Revisiting the role of international climate finance (ICF) towards achieving the nationally determined contribution (NDC) target:
A case study of the Indonesian energy sector

Revisiting the role of international climate finance (ICF) towards achieving the nationally determined contribution (NDC) target:
A case study of the Indonesian energy sector
Abstract

Climate change has impacted development progress and increased global inequality. Therefore, all emitters, both developed and developing countries, must implement climate change mitigation and adaptation actions. Indonesia is one of the developing counties that signed the Paris Agreement.
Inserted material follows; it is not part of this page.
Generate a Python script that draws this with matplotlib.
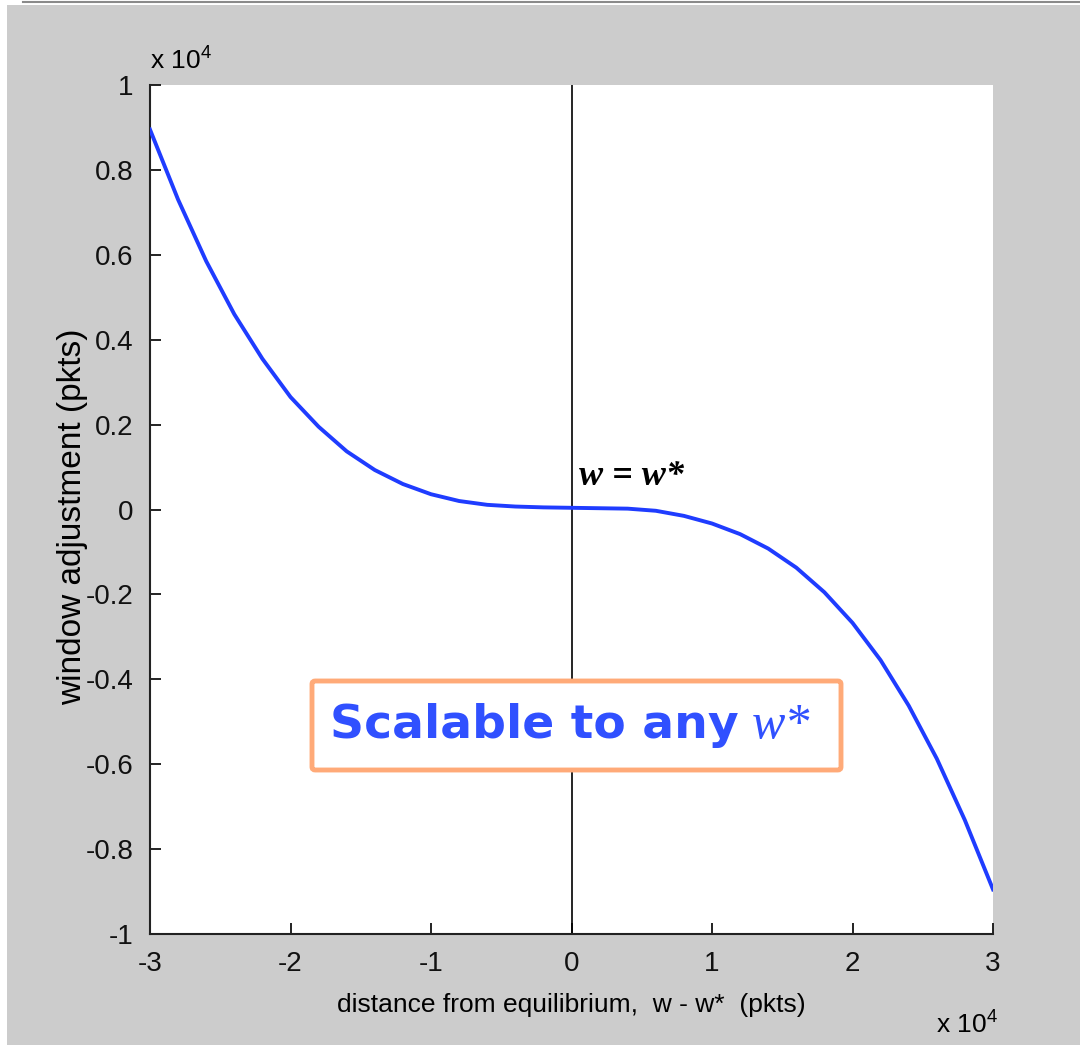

In its NDC document, Indonesia has pledged to reduce greenhouse gases emission by 29% using domestic resources (unconditional) and 41% with international support (conditional) from the business as usual (BAU) scenario by 2030. This commitment gives Indonesia the right to take advantage of various types of support, including ICF opportunities offered by the ADB through the non-UNFCCC financial scheme and the Global Green Growth Institute through the UNFCCC financial mechanism. This paper explores to what extent ICF supports the achievement of Indonesia’s Nationally Determined Contribution (NDC) target. The study uses qualitative analysis to provide a general overview of ICF in Indonesia, its climate finance strategies, and the case study of the energy sector. The study finds that ICF in Indonesia continues to develop, albeit with many limitations. Several ICF channels could be utilized more optimally such as, loan and grant instruments. Indonesia cannot rely solely on international support to meet its enormous climate finance needs; it must develop innovative financing through various instruments, such as green sukuk. ICF also plays a role in facilitating the energy transition from coal-based to renewable energy sources and increasing energy efficiency.